A new musical comedy chronicles the New Brunswick music scene during the apocalypse

As the end draws nigh, the basement band in the musical comedy "The 11th Hour!" does what it does best: make music. From left, front:Troy Giel, Chris Pasi, Kara Willow, Tam Justin Garcia and Song Ravinan. The show will have three January performances at NY's Hudson Guild Theatre. (Kether Tomkins)

NEW YORK -- The characters in the original musical comedy "The 11th Hour!" -- which will have its world premiere at New York's Hudson Guild Theater Monday as part of NY Winterfest -- include a New Brunswick basement rocker, the rising star astrophysicist he used to date, a committed performer from Medieval Times, a giant snake, cannibals, a group of mole people and Neil DeGrasse Tyson. The end of the world is about 12 hours away.

In other words, standard stuff.

"It's high science fiction and has that 'Rocky Horror'/'Little Shop of Horrors' vibe," said David Seamon, who wrote the music, book and lyrics. "I've been told it's pretty funny."

The show will have three January performances and may possibly then move to an open-ended run, Seamon said. It grew out of a project Seamon, director Annie Rutherford Lutz and Shimmy Schwartz, lead singer of the band Little Rose worked on with New Brunswick's coLAB Arts, a non-profit organization that funds creative projects, connects artists with community partners and seeks to spark conversation. For Seamon, a New Jersey native and Rutgers University graduate, building the story around New Brunswick's basement music scene as the apocalypse approached was an easy decision.

"There's something unique about (the basement culture)," said Seamon, a musician who is a teaching artist for the George Street Playhouse. "We brainstormed and asked ourselves what we would do if the end was coming. We'd want to talk to our loved ones, yes, but we wouldn't be able to go see them because we don't know if we'll make it to them in time.
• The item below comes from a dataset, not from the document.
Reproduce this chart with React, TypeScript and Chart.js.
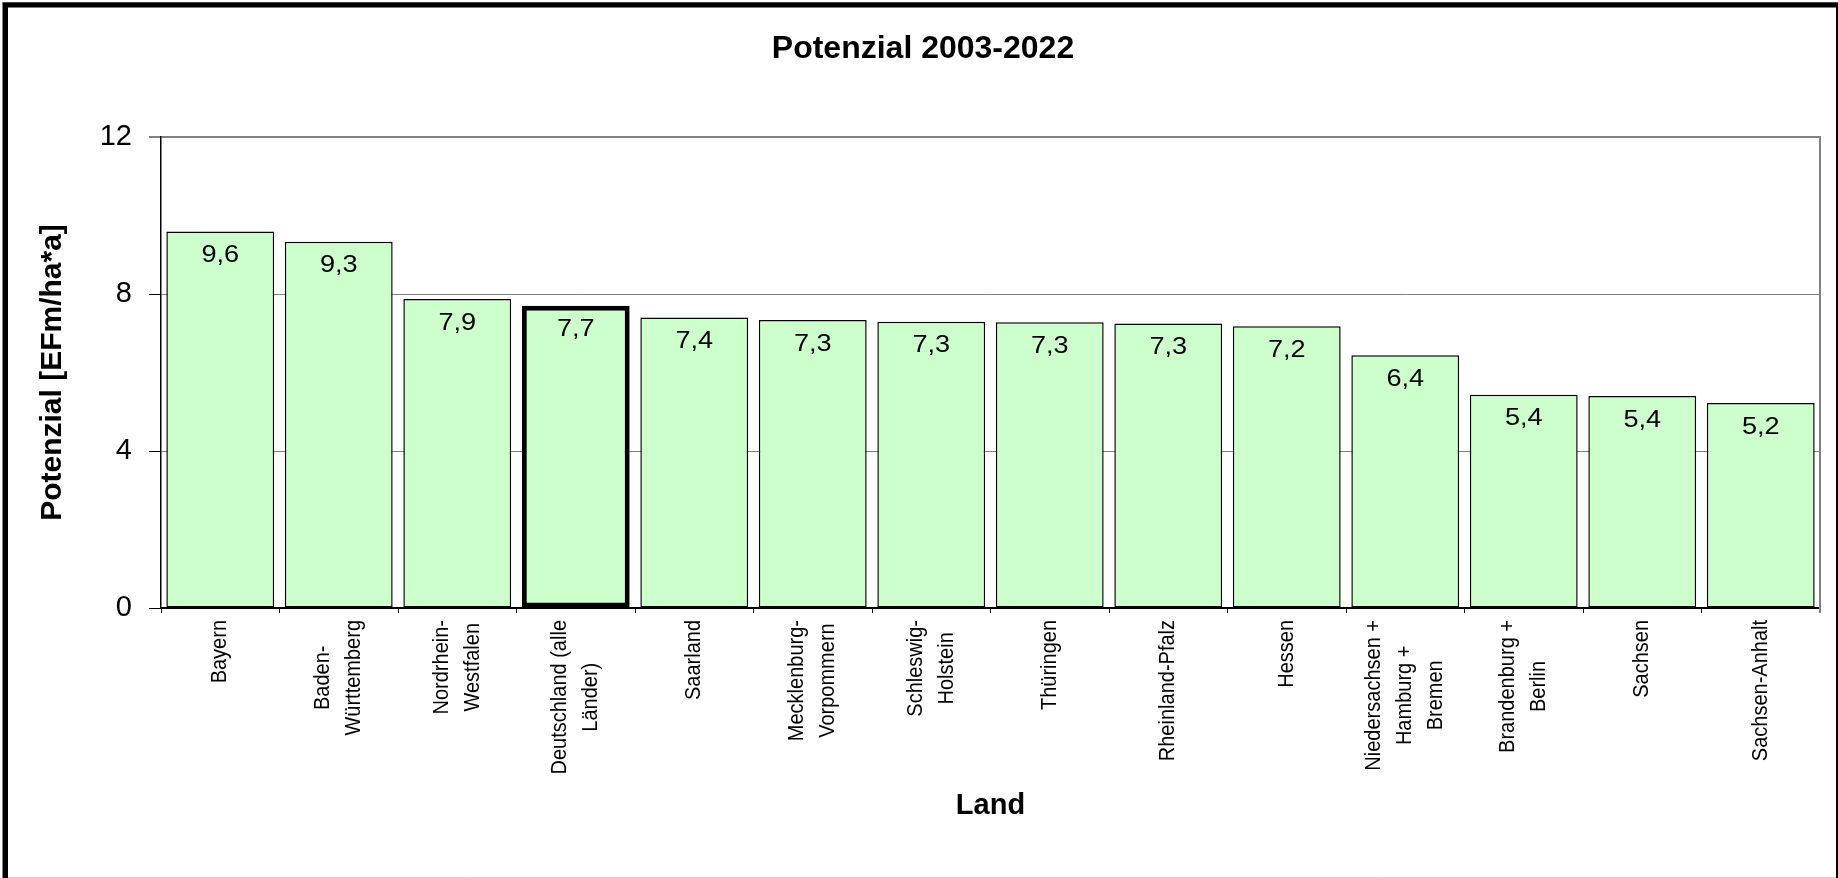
import React, { useEffect, useRef } from "react";
import { Chart, registerables } from "chart.js";

Chart.register(...registerables);

const chartTitle = "Potenzial 2003-2022";
const yAxisTitle = "Potenzial [EFm/ha*a]";
const xAxisTitle = "Land";

const categories: string[][] = [
  ["Bayern"],
  ["Baden-", "Württemberg"],
  ["Nordrhein-", "Westfalen"],
  ["Deutschland (alle", "Länder)"],
  ["Saarland"],
  ["Mecklenburg-", "Vorpommern"],
  ["Schleswig-", "Holstein"],
  ["Thüringen"],
  ["Rheinland-Pfalz"],
  ["Hessen"],
  ["Niedersachsen +", "Hamburg +", "Bremen"],
  ["Brandenburg +", "Berlin"],
  ["Sachsen"],
  ["Sachsen-Anhalt"],
];

const potenzial: number[] = [9.59, 9.33, 7.87, 7.7, 7.4, 7.34, 7.29, 7.28, 7.25, 7.18, 6.44, 5.43, 5.4, 5.22];

const yMin = 0;
const yMax = 12;
const yStep = 4;
const highlightIndex = 3;

const FONT = "'Liberation Sans', Arial, Helvetica, sans-serif";
const STRETCH = 1.13;

const fmt = (v: number) => v.toFixed(1).replace(".", ",");

const backgroundPlugin = {
  id: "bgWhite",
  beforeDraw(chart: any) {
    const { ctx, width, height } = chart;
    ctx.save();
    ctx.fillStyle = "#ffffff";
    ctx.fillRect(0, 0, width, height);
    ctx.restore();
  },
};

const plotEdgePlugin = {
  id: "plotEdge",
  beforeDatasetsDraw(chart: any) {
    const { ctx, chartArea } = chart;
    ctx.save();
    ctx.strokeStyle = "#808080";
    ctx.lineWidth = 2;
    ctx.beginPath();
    ctx.moveTo(chartArea.right, chartArea.top - 1);
    ctx.lineTo(chartArea.right, chartArea.bottom + 5);
    ctx.stroke();
    ctx.restore();
  },
};

const valueLabelPlugin = {
  id: "valueLabels",
  afterDatasetsDraw(chart: any) {
    const { ctx } = chart;
    const meta = chart.getDatasetMeta(0);
    ctx.save();
    ctx.font = `24px ${FONT}`;
    ctx.fillStyle = "#000";
    ctx.textAlign = "center";
    ctx.textBaseline = "middle";
    meta.data.forEach((bar: any, i: number) => {
      ctx.save();
      ctx.translate(bar.x, bar.y + 24);
      ctx.scale(STRETCH, 1);
      ctx.fillText(fmt(potenzial[i]), 0, 0);
      ctx.restore();
    });
    ctx.restore();
  },
};

const xLabelPlugin = {
  id: "xLabels",
  afterDraw(chart: any) {
    const { ctx } = chart;
    const xs = chart.scales.x;
    const topY = xs.top + 12;
    const spacing = 31 / STRETCH;
    ctx.save();
    ctx.font = `20px ${FONT}`;
    ctx.fillStyle = "#000";
    ctx.textAlign = "center";
    ctx.textBaseline = "middle";
    categories.forEach((lines, i) => {
      const cx = xs.getPixelForValue(i);
      const w = Math.max(...lines.map((l) => ctx.measureText(l).width));
      ctx.save();
      ctx.translate(cx, topY);
      ctx.scale(STRETCH, 1);
      ctx.rotate(-Math.PI / 2);
      lines.forEach((line, k) => {
        const off = (k - (lines.length - 1) / 2) * spacing;
        ctx.fillText(line, -w / 2, off);
      });
      ctx.restore();
    });
    ctx.restore();
  },
};

const framePlugin = {
  id: "frame",
  afterDraw(chart: any) {
    const { ctx, width, height } = chart;
    ctx.save();
    ctx.strokeStyle = "#d4d4d4";
    ctx.lineWidth = 1;
    ctx.beginPath();
    ctx.moveTo(8, height - 0.5);
    ctx.lineTo(width, height - 0.5);
    ctx.stroke();
    ctx.strokeStyle = "#808080";
    ctx.strokeRect(2.5, 2.5, width + 10, height + 10);
    ctx.strokeStyle = "#000";
    ctx.lineWidth = 5;
    ctx.strokeRect(5.5, 5, width - 5.5 + 0.5, height + 20);
    ctx.restore();
  },
};

export default function App() {
  const canvasRef = useRef<HTMLCanvasElement | null>(null);

  useEffect(() => {
    if (!canvasRef.current) return;
    const chart = new Chart(canvasRef.current, {
      type: "bar",
      data: {
        labels: categories.map((c) => c.join(" ")),
        datasets: [
          {
            label: "Potenzial",
            data: potenzial,
            backgroundColor: "#CCFFCC",
            borderColor: "#000000",
            borderWidth: (c: any) => (c.dataIndex === highlightIndex ? 5 : 1.5),
            borderSkipped: false,
            barPercentage: 0.91,
            categoryPercentage: 1,
          },
        ],
      },
      options: {
        responsive: false,
        maintainAspectRatio: false,
        animation: false,
        layout: { padding: { left: 26, right: 18, top: 0, bottom: 0 } },
        plugins: {
          legend: { display: false },
          tooltip: { enabled: false },
          title: {
            display: true,
            text: chartTitle,
            color: "#000",
            font: { family: FONT, size: 32, weight: "bold", lineHeight: 1.2 },
            padding: { top: 29.8, bottom: 68.8 },
          },
        },
        scales: {
          x: {
            type: "category",
            offset: true,
            afterFit(scale: any) {
              scale.height = 270;
            },
            ticks: { display: false },
            grid: {
              offset: true,
              drawOnChartArea: false,
              drawTicks: true,
              tickLength: 5,
              color: "#000",
              lineWidth: 1,
            },
            border: { display: true, color: "#000", width: 2 },
            title: {
              display: true,
              text: xAxisTitle,
              color: "#000",
              font: { family: FONT, size: 29, weight: "bold", lineHeight: 1.2 },
              padding: { top: 0, bottom: 54.6 },
            },
          },
          y: {
            min: yMin,
            max: yMax,
            afterFit(scale: any) {
              scale.width = 135;
            },
            ticks: {
              stepSize: yStep,
              color: "#000",
              padding: 17,
              font: { family: FONT, size: 29 },
            },
            grid: {
              color: (c: any) => (c.tick && c.tick.value === 0 ? "#000" : "#808080"),
              lineWidth: (c: any) => (c.tick && c.tick.value === yMax ? 2 : 1),
              tickColor: "#000",
              tickLength: 12,
              tickWidth: 1,
            },
            border: { display: true, color: "#000", width: 1.5 },
            title: {
              display: true,
              text: yAxisTitle,
              color: "#000",
              font: { family: FONT, size: 30, weight: "bold", lineHeight: 1.2 },
              padding: { top: 9, bottom: 0 },
            },
          },
        },
      } as any,
      plugins: [backgroundPlugin, plotEdgePlugin, valueLabelPlugin, xLabelPlugin, framePlugin],
    });
    return () => chart.destroy();
  }, []);

  return (
    <div style={{ position: "fixed", left: 0, top: 0, width: 1838, height: 878, background: "#fff" }}>
      <canvas ref={canvasRef} width={1838} height={878} style={{ display: "block", width: 1838, height: 878 }} />
    </div>
  );
}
I'd want to step up to a microphone and scream."

Likewise, the musicians in "The 11th Hour" "are really emotionally present throughout the show. You hear a lot of phone calls they make to loved ones in their last moments," Seamon said. "They live a raw, unconditional, uninhibited last day when all they really have is themselves and their music. ... Not unlike the string quartet on The Titanic, they decide to keep on playing."

The 80-minute show features 20 songs -- "It's almost operatic in scale," Seamon said -- with many punk and metal influences. There are three of what he calls "Les Mis" moments, the kind that ratchet up the energy and tension in a traditional musical theater way.

That aside, few things in the show are traditional, which has eight actors playing 25 characters and sometimes even serving as the sets.  All of the sets "are made with our bodies and anything you might find in a basement," Seamon said. "Since it's a basement show, we thought it would be cool if any theater company could put it on with what you'd find in a basement: cardboard boxes, Christmas lights, laundry baskets."

Other oddities: the role of Neil DeGrasse Tyson is played by a woman; the mole people sing, share their religion and host a wedding; and the snake may turn out to be the best ways to navigate traffic on the New Jersey Turnpike. Doom is coming in the form of a talking black hole. The way human bodies will respond to that void is called "Spaghettification."

Then there's the would-be heroine, the ex-girlfriend astrophysicist, who has a way to upload people's brains to an orbiting satellite if only she can make it from New York to New Brunswick in time.

This is a person who has devoted herself to looking at the stars, Seamon said, and yet she change her focus to save others.

"Everything good in the last 12 hours of her life comes from underground," he said. "Literally and figuratively, this is a basement show."

THE 11th HOUR!

Hudson Guild Theater

441 W. 26th St., New York

Tickets: $23, available online at newyorktheaterfestival.com. Jan. 22, Jan. 26 and Jan. 28.